The following bio was taken from page 264 of the book entitled "Rusk County History" compiled and edited and used with permission of the Rusk County Historical Commission.

Transcribed by Shirley Koym

Submitted by Gloria Briley Mayfield, Cemeteries of Texas

The Jones family name is of Welsh origin and has been prominent in England for many centuries. Records show that the first arrival in the New World by the names of Jones was Lewis Jones, who came from County Berk, England in 1620 and settled in Watertown, Massachusetts. In later years, branches of the family were established in other colonies, as well as in Nova Scotia and parts of Canada. Today the descendants are scattered throughout our land.

According to our records in 1866 my father, Joseph Ance Jones, was born to the family that migrated to Georgia. There he met my mother, Mary Ann Grindle, who was of Irish descent. They were married on October 1, 1893. Soon after the birth of their fourth child in 1900, they heard rumors that Texas was a promised land "flowing with milk and honey." Being tired of the hills of Georgia, they packed their belongings and came to Texas to join my maternal grandparents who had come to Texas at an earlier date. By 1913 three additional children were born, making a total of seven children.

My father soon found "the milk and honey" were not flowing so freely, as he had to work very hard clearing and tending land as a sharecropper to make a living for his growing family. Perhaps the hard work contributed to his early death in 1922 at the age of fifty-six.

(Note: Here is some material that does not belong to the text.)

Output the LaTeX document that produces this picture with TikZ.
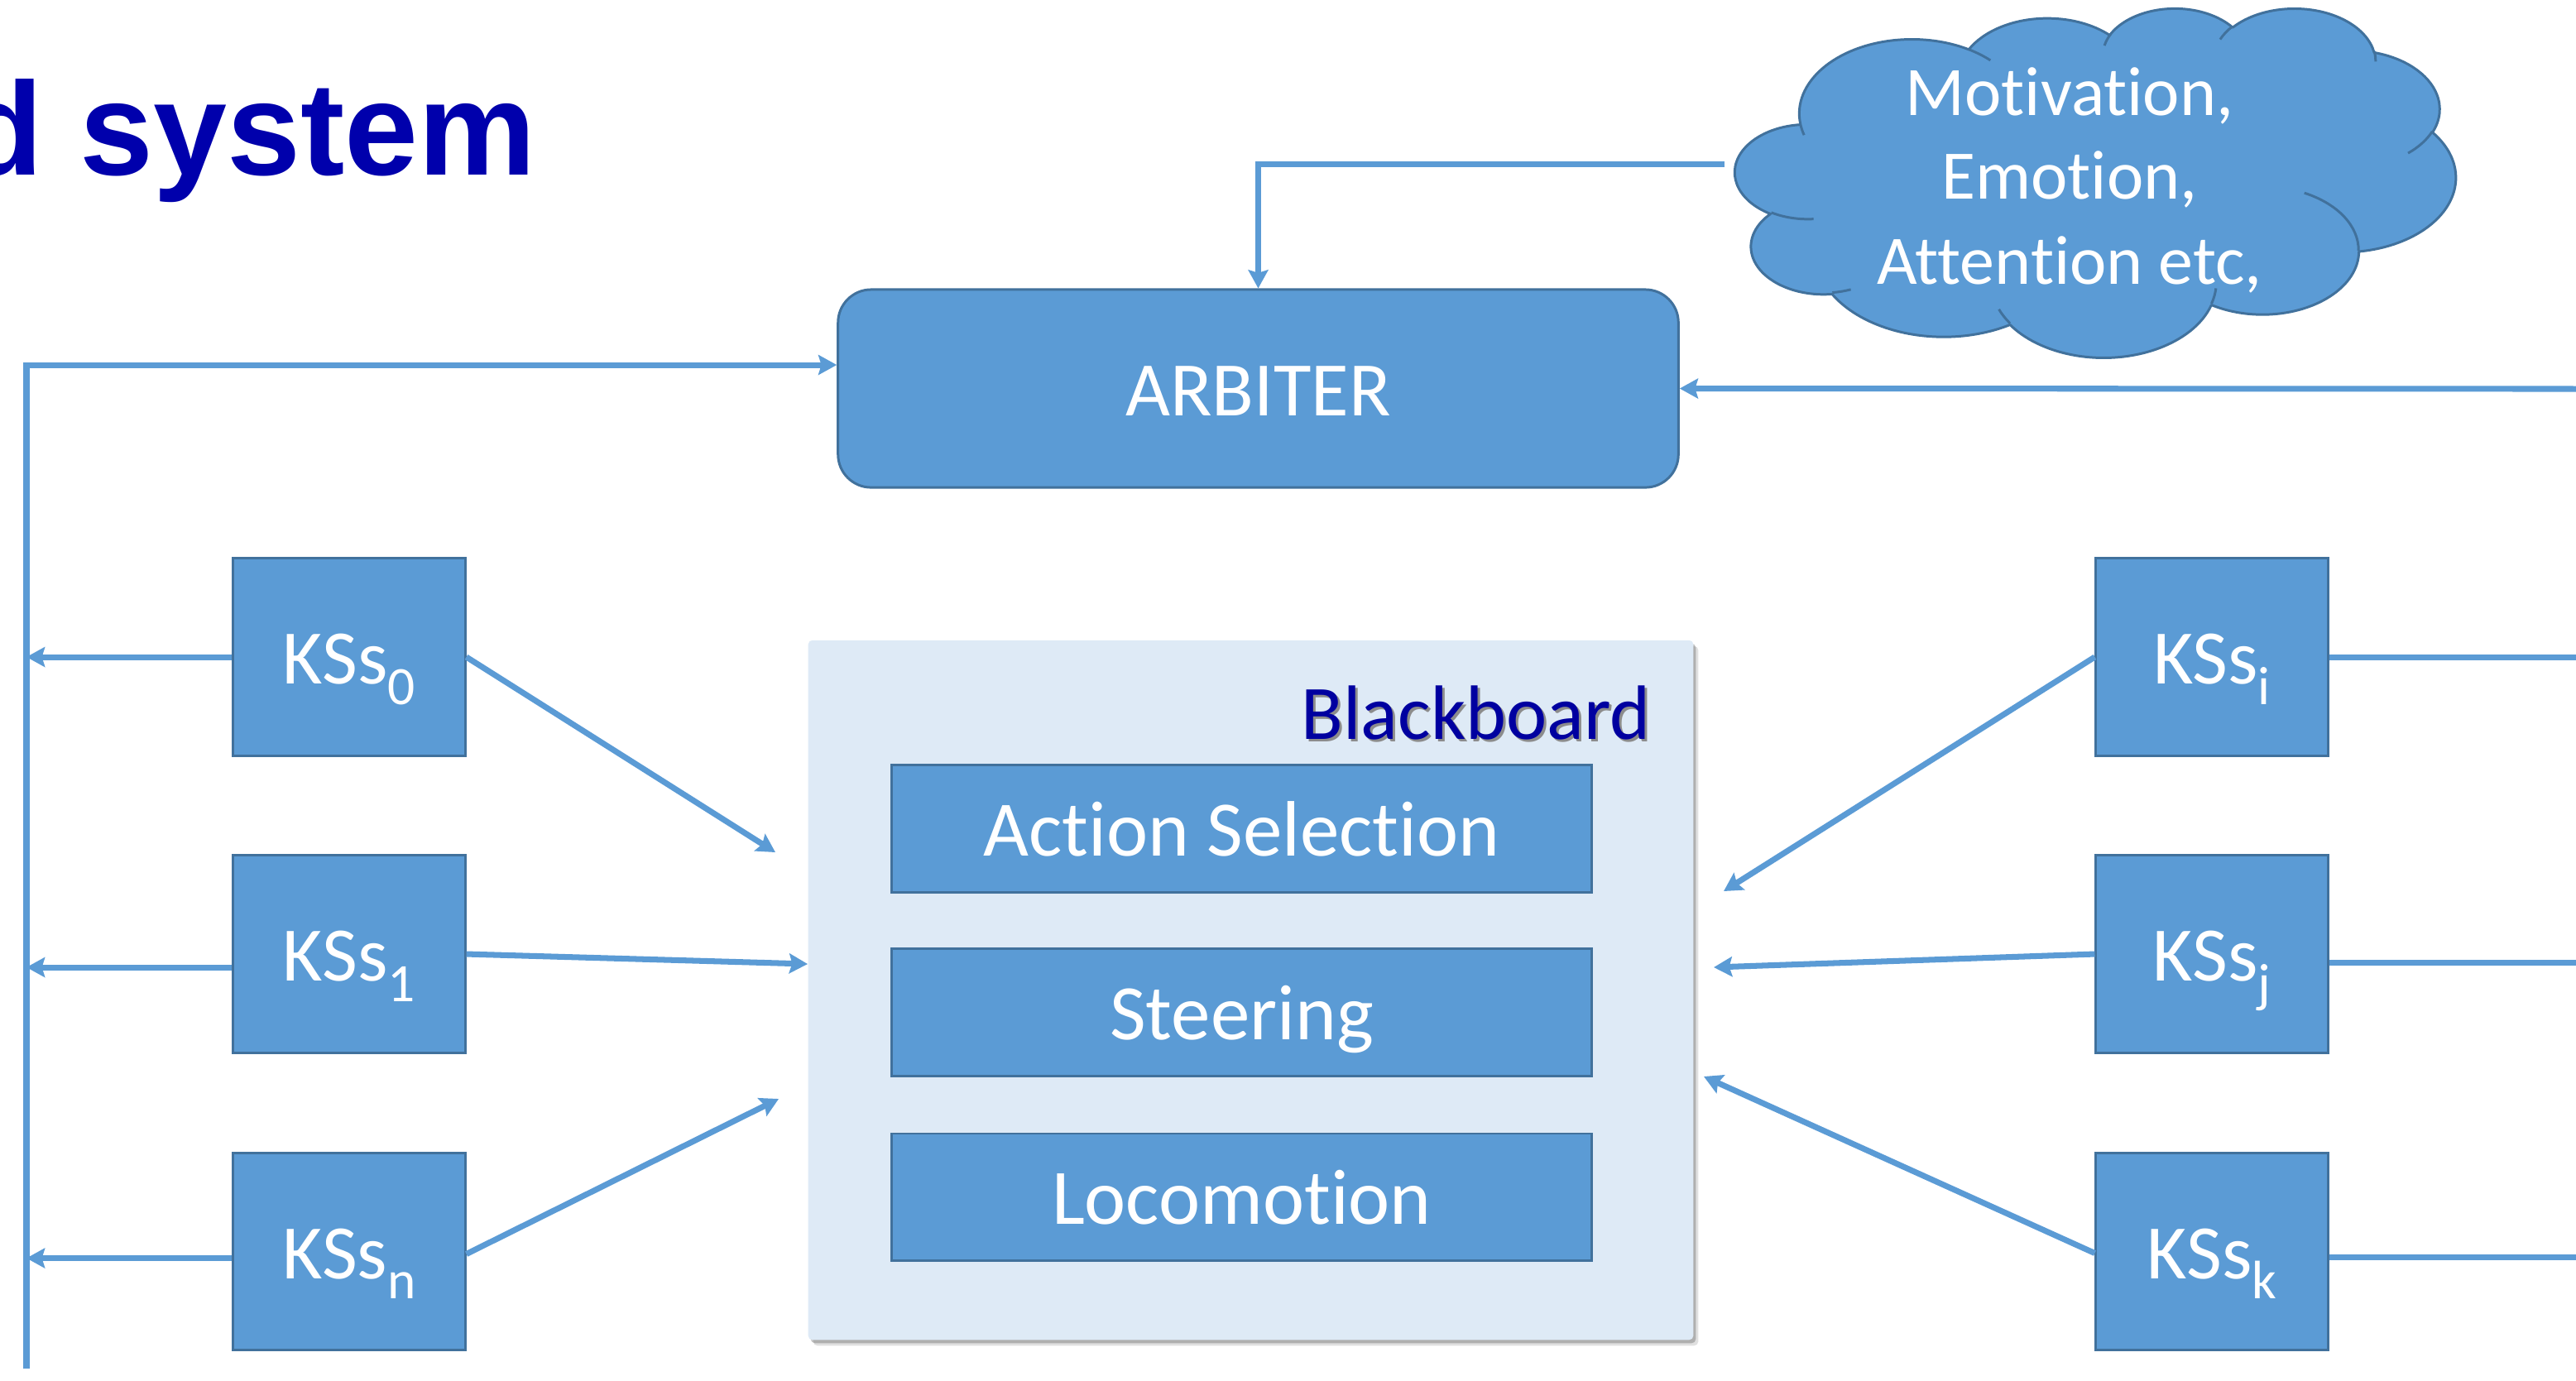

The two boys of the family, with the help of the girls helped my mother carry on. We all liked living in the country and often walked through the fields and woodlands. We began to notice numerous egg-shaped rocks and someone said, "I’ve heard there is oil to be found where that kind of rock is located." One day in 1930 we noticed an unusual number of cars traveling the country road by our house. An acquaintance slowed down long enough to shout, "Oil! Dad Joiner has struck oil!" Afterwards, it was like the world had gone mad. People were trying to buy oil rights and land cheaply, to sell high. Roughnecks flocked to the new oil field. Parents warned their children not to mix and mingle with those "old roughnecks."

The years flew by and on March 18, 1937; the New London School explosion rocked the community, killing two hundred ninety students, teachers, and visitors. Everyone gathered to help sift the debris for bodies. The tenderhearted natives were falling by the wayside with faint hearts, while those tough "old roughnecks" worked endlessly and tirelessly helping many children to survive.

Today, you can’t tell the natives from the newcomers. Our children are married to their children. On July 3, 1931, I married one of those roughnecks, James Britton Sims, who died July 2, 1945.

James left two children, Bobbie Joe Ann and Rebecca Janice. Jo Anne married Vernon Barrett Jones, and Rebecca married Jimmy Pat Horn. There is one grandson, James Seaborn Jones, and one step-granddaughter, Jimmie Kay Horn.